SBA
Regular 7(a) Loan Guarantees
"You can't have everything. Where would you put
it?" — Comedian Steven Wright
Effective December 22, 2000, a maximum loan amount of $2
million was established for 7(a) loans but the maximum amount
guaranteed by the SBA is generally just $1 million. Small loans
(those under $150,000) carry a maximum guarantee of 85 percent.
Loans greater than $150,000 are guaranteed at 75 percent.
Unfortunately, because the amount of the loan guarantee is
greater than in the LowDoc program,
the amount of paperwork to obtain this type of guarantee is also
greater. (Those familiar with the program facetiously refer to
it as the "HighDoc" program.) Turnaround time on these
applications can range from several weeks to months.
While most entrepreneurs can complete a LowDoc application
themselves, with the assistance of the private lender, a Section
7(a) loan guarantee application is considerably more
complicated. Average time for completing a successful loan
guarantee package is about 25 hours. To get assistance in
completing the paperwork, check with any local municipal,
county, or state economic development agencies in your area.
Some of these groups will provide no-cost or low-cost assistance
in preparing the application. Otherwise, consider engaging one
of the various services or professionals that prepare loan
packages. For a listing of these services, check your Yellow
Pages under "Loans" or request a referral from your
lender. The price range for loan packaging is approximately
$1,200 — $5,000. To avoid unnecessary expenses, make sure that
you have a bank commitment prior to engaging a loan
guarantee packaging service. The bank will need only about
one-half of the material and information necessary for the SBA
requirements.
Loan proceeds may be used to establish a new business or to
assist in the operation, acquisition or expansion of an existing
business, including working capital; the purchase of inventory,
machinery and equipment; and the construction, expansion and
rehabilitation of business property. A SBA guarantee is
especially helpful to small businesses who need long-term credit
for these purposes, but cannot afford the large equity
downpayment (often around 30 percent) required by conventional
lenders.
Loan maturity varies according to the estimated economic life
of the assets being financed and the applicant's ability to
repay. In addition, the following maximum maturities apply:
Purpose |
Loan Life |
Working capital |
Maturity up to 7-10 years |
Machinery and equipment |
Maturity up to 10-25 years |
Building purchase/construction |
Maturity up to 25 years |
When loan proceeds will be used for a combination of
purposes, the maximum maturity can be a weighted average of
those maturities, which allows for regular, equal payments. Or,
it can be the sum of equal monthly installments on the allowable
maturities for each purpose, which results in unequal payments.

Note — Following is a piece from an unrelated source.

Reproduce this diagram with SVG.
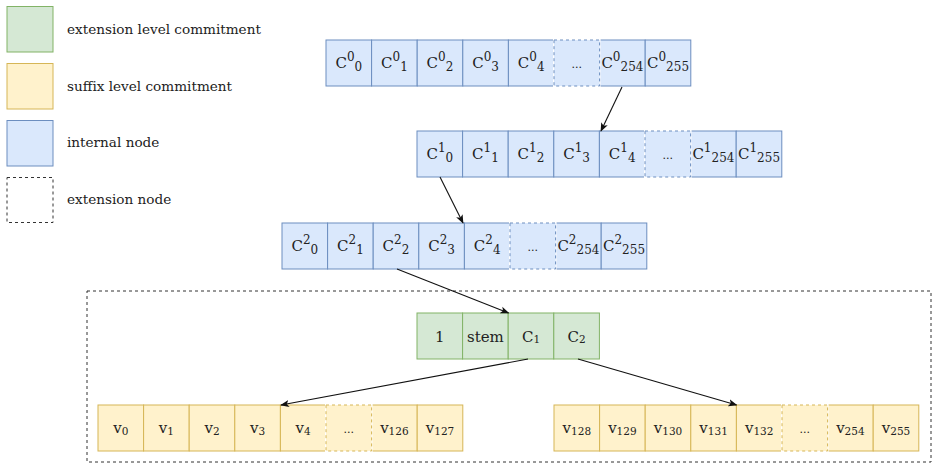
<svg xmlns="http://www.w3.org/2000/svg" width="938" height="471" viewBox="0 0 938 471">
<style>
text{font-family:"DejaVu Serif","Liberation Serif",serif;fill:#222}
.lg{font-size:13.6px}
.t{font-size:15px;text-anchor:middle}
.s{font-size:12px}
.s2{font-size:10.5px}
.el{font-size:11px}
.b{fill:#dae8fc;stroke:#6c8ebf;stroke-width:1}
.g{fill:#d5e8d4;stroke:#82b366;stroke-width:1}
.y{fill:#fff2cc;stroke:#d6b656;stroke-width:1}
.d{stroke-dasharray:3 3}
.er{fill:#ffffff;stroke:none}
.ext{fill:none;stroke:#333;stroke-width:1;stroke-dasharray:3 3}
.c{fill:none;stroke:#111;stroke-width:1.1;marker-end:url(#ah)}
</style>
<defs>
<marker id="ah" viewBox="0 0 10 10" refX="9" refY="5" markerWidth="9" markerHeight="9" markerUnits="userSpaceOnUse" orient="auto">
<path d="M0,1 L10,5 L0,9 L2.5,5 Z" fill="#111"/>
</marker>
</defs>
<rect width="938" height="471" fill="#ffffff"/>

<g id="legend-extension-commitment">
<rect class="g" x="7" y="6.5" width="46" height="45.5"/>
<text class="lg" x="67" y="34">extension level commitment</text>
</g>
<g id="legend-suffix-commitment">
<rect class="y" x="7" y="63.5" width="46" height="45.5"/>
<text class="lg" x="67" y="91">suffix level commitment</text>
</g>
<g id="legend-internal-node">
<rect class="b" x="7" y="120.5" width="46" height="45.5"/>
<text class="lg" x="67" y="147">internal node</text>
</g>
<g id="legend-extension-node">
<rect class="ext" x="7" y="177.5" width="46" height="45"/>
<text class="lg" x="67" y="204">extension node</text>
</g>

<g id="extension-node">
<rect class="ext" x="87" y="291" width="844" height="171"/>
</g>

<g id="internal-node-0">
<rect class="b" x="326" y="40" width="45.6" height="46"/>
<rect class="b" x="371.6" y="40" width="45.6" height="46"/>
<rect class="b" x="417.2" y="40" width="45.6" height="46"/>
<rect class="b" x="462.8" y="40" width="45.6" height="46"/>
<rect class="b" x="508.4" y="40" width="45.6" height="46"/>
<rect class="b" x="599.6" y="40" width="45.6" height="46"/>
<rect class="b" x="645.2" y="40" width="45.6" height="46"/>
<rect class="er" x="553" y="39" width="47.6" height="48"/>
<rect class="b d" x="554" y="40" width="45.6" height="46"/>
<text class="t" x="348.8" y="67.5">C<tspan class="s" dy="-7">0</tspan><tspan class="s" dy="10">0</tspan></text>
<text class="t" x="394.4" y="67.5">C<tspan class="s" dy="-7">0</tspan><tspan class="s" dy="10">1</tspan></text>
<text class="t" x="440" y="67.5">C<tspan class="s" dy="-7">0</tspan><tspan class="s" dy="10">2</tspan></text>
<text class="t" x="485.6" y="67.5">C<tspan class="s" dy="-7">0</tspan><tspan class="s" dy="10">3</tspan></text>
<text class="t" x="531.2" y="67.5">C<tspan class="s" dy="-7">0</tspan><tspan class="s" dy="10">4</tspan></text>
<text class="t el" x="576.8" y="67.5">...</text>
<text class="t" x="622.4" y="67.5">C<tspan class="s" dy="-7">0</tspan><tspan class="s" dy="10">254</tspan></text>
<text class="t" x="668" y="67.5">C<tspan class="s" dy="-7">0</tspan><tspan class="s" dy="10">255</tspan></text>
</g>

<g id="internal-node-1">
<rect class="b" x="417" y="131" width="45.6" height="46"/>
<rect class="b" x="462.6" y="131" width="45.6" height="46"/>
<rect class="b" x="508.2" y="131" width="45.6" height="46"/>
<rect class="b" x="553.8" y="131" width="45.6" height="46"/>
<rect class="b" x="599.4" y="131" width="45.6" height="46"/>
<rect class="b" x="690.6" y="131" width="45.6" height="46"/>
<rect class="b" x="736.2" y="131" width="45.6" height="46"/>
<rect class="er" x="644" y="130" width="47.6" height="48"/>
<rect class="b d" x="645" y="131" width="45.6" height="46"/>
<text class="t" x="439.8" y="158.5">C<tspan class="s" dy="-7">1</tspan><tspan class="s" dy="10">0</tspan></text>
<text class="t" x="485.4" y="158.5">C<tspan class="s" dy="-7">1</tspan><tspan class="s" dy="10">1</tspan></text>
<text class="t" x="531" y="158.5">C<tspan class="s" dy="-7">1</tspan><tspan class="s" dy="10">2</tspan></text>
<text class="t" x="576.6" y="158.5">C<tspan class="s" dy="-7">1</tspan><tspan class="s" dy="10">3</tspan></text>
<text class="t" x="622.2" y="158.5">C<tspan class="s" dy="-7">1</tspan><tspan class="s" dy="10">4</tspan></text>
<text class="t el" x="667.8" y="158.5">...</text>
<text class="t" x="713.4" y="158.5">C<tspan class="s" dy="-7">1</tspan><tspan class="s" dy="10">254</tspan></text>
<text class="t" x="759" y="158.5">C<tspan class="s" dy="-7">1</tspan><tspan class="s" dy="10">255</tspan></text>
</g>

<g id="internal-node-2">
<rect class="b" x="282" y="223" width="45.6" height="46"/>
<rect class="b" x="327.6" y="223" width="45.6" height="46"/>
<rect class="b" x="373.2" y="223" width="45.6" height="46"/>
<rect class="b" x="418.8" y="223" width="45.6" height="46"/>
<rect class="b" x="464.4" y="223" width="45.6" height="46"/>
<rect class="b" x="555.6" y="223" width="45.6" height="46"/>
<rect class="b" x="601.2" y="223" width="45.6" height="46"/>
<rect class="er" x="509" y="222" width="47.6" height="48"/>
<rect class="b d" x="510" y="223" width="45.6" height="46"/>
<text class="t" x="304.8" y="250.5">C<tspan class="s" dy="-7">2</tspan><tspan class="s" dy="10">0</tspan></text>
<text class="t" x="350.4" y="250.5">C<tspan class="s" dy="-7">2</tspan><tspan class="s" dy="10">1</tspan></text>
<text class="t" x="396" y="250.5">C<tspan class="s" dy="-7">2</tspan><tspan class="s" dy="10">2</tspan></text>
<text class="t" x="441.6" y="250.5">C<tspan class="s" dy="-7">2</tspan><tspan class="s" dy="10">3</tspan></text>
<text class="t" x="487.2" y="250.5">C<tspan class="s" dy="-7">2</tspan><tspan class="s" dy="10">4</tspan></text>
<text class="t el" x="532.8" y="250.5">...</text>
<text class="t" x="578.4" y="250.5">C<tspan class="s" dy="-7">2</tspan><tspan class="s" dy="10">254</tspan></text>
<text class="t" x="624" y="250.5">C<tspan class="s" dy="-7">2</tspan><tspan class="s" dy="10">255</tspan></text>
</g>

<g id="extension-commitment">
<rect class="g" x="417" y="313" width="45.6" height="46"/>
<rect class="g" x="462.6" y="313" width="45.6" height="46"/>
<rect class="g" x="508.2" y="313" width="45.6" height="46"/>
<rect class="g" x="553.8" y="313" width="45.6" height="46"/>
<text class="t" x="439.8" y="341.5">1</text>
<text class="t" x="485.4" y="341.5">stem</text>
<text class="t" x="531" y="341.5">C<tspan class="s2" dy="1.5">1</tspan></text>
<text class="t" x="576.6" y="341.5">C<tspan class="s2" dy="1.5">2</tspan></text>
</g>

<g id="suffix-commitment-left">
<rect class="y" x="98" y="405" width="45.6" height="46"/>
<rect class="y" x="143.6" y="405" width="45.6" height="46"/>
<rect class="y" x="189.2" y="405" width="45.6" height="46"/>
<rect class="y" x="234.8" y="405" width="45.6" height="46"/>
<rect class="y" x="280.4" y="405" width="45.6" height="46"/>
<rect class="y" x="371.6" y="405" width="45.6" height="46"/>
<rect class="y" x="417.2" y="405" width="45.6" height="46"/>
<rect class="er" x="325" y="404" width="47.6" height="48"/>
<rect class="y d" x="326" y="405" width="45.6" height="46"/>
<text class="t" x="120.8" y="433">v<tspan class="s2" dy="1.5">0</tspan></text>
<text class="t" x="166.4" y="433">v<tspan class="s2" dy="1.5">1</tspan></text>
<text class="t" x="212" y="433">v<tspan class="s2" dy="1.5">2</tspan></text>
<text class="t" x="257.6" y="433">v<tspan class="s2" dy="1.5">3</tspan></text>
<text class="t" x="303.2" y="433">v<tspan class="s2" dy="1.5">4</tspan></text>
<text class="t el" x="348.8" y="433">...</text>
<text class="t" x="394.4" y="433">v<tspan class="s2" dy="1.5">126</tspan></text>
<text class="t" x="440" y="433">v<tspan class="s2" dy="1.5">127</tspan></text>
</g>

<g id="suffix-commitment-right">
<rect class="y" x="554" y="405" width="45.6" height="46"/>
<rect class="y" x="599.6" y="405" width="45.6" height="46"/>
<rect class="y" x="645.2" y="405" width="45.6" height="46"/>
<rect class="y" x="690.8" y="405" width="45.6" height="46"/>
<rect class="y" x="736.4" y="405" width="45.6" height="46"/>
<rect class="y" x="827.6" y="405" width="45.6" height="46"/>
<rect class="y" x="873.2" y="405" width="45.6" height="46"/>
<rect class="er" x="781" y="404" width="47.6" height="48"/>
<rect class="y d" x="782" y="405" width="45.6" height="46"/>
<text class="t" x="576.8" y="433">v<tspan class="s2" dy="1.5">128</tspan></text>
<text class="t" x="622.4" y="433">v<tspan class="s2" dy="1.5">129</tspan></text>
<text class="t" x="668" y="433">v<tspan class="s2" dy="1.5">130</tspan></text>
<text class="t" x="713.6" y="433">v<tspan class="s2" dy="1.5">131</tspan></text>
<text class="t" x="759.2" y="433">v<tspan class="s2" dy="1.5">132</tspan></text>
<text class="t el" x="804.8" y="433">...</text>
<text class="t" x="850.4" y="433">v<tspan class="s2" dy="1.5">254</tspan></text>
<text class="t" x="896" y="433">v<tspan class="s2" dy="1.5">255</tspan></text>
</g>

<g id="connectors">
<line class="c" x1="622" y1="87" x2="601" y2="131"/>
<line class="c" x1="440" y1="177" x2="463" y2="223"/>
<line class="c" x1="397" y1="269" x2="508.5" y2="313"/>
<line class="c" x1="528" y1="359" x2="281" y2="405"/>
<line class="c" x1="578" y1="359" x2="736.5" y2="405"/>
</g>
</svg>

The interest rate for guaranteed loans reflects prevailing
market rates and can either be fixed over the life of the loan
or can fluctuate with the market. The maximum interest rate
permitted on guaranteed loans is the lowest New York prime rate
(as published in the Wall Street Journal) plus up to 2.25
percent for loans with a maturity under seven years and up to
2.75 percent for loans with a maturity of seven years or more.
Regular 7(a) guarantees prohibit the use of balloon payments ( a
"balloon" is a large, final lump sum payment due after
a set time period) or prepayment penalties (a charge for paying
off a debt early and reducing the total interest paid on the
loan) by the private lender.
In an effort to expedite processing of these larger loan
applications, the SBA has established special
programs for lenders.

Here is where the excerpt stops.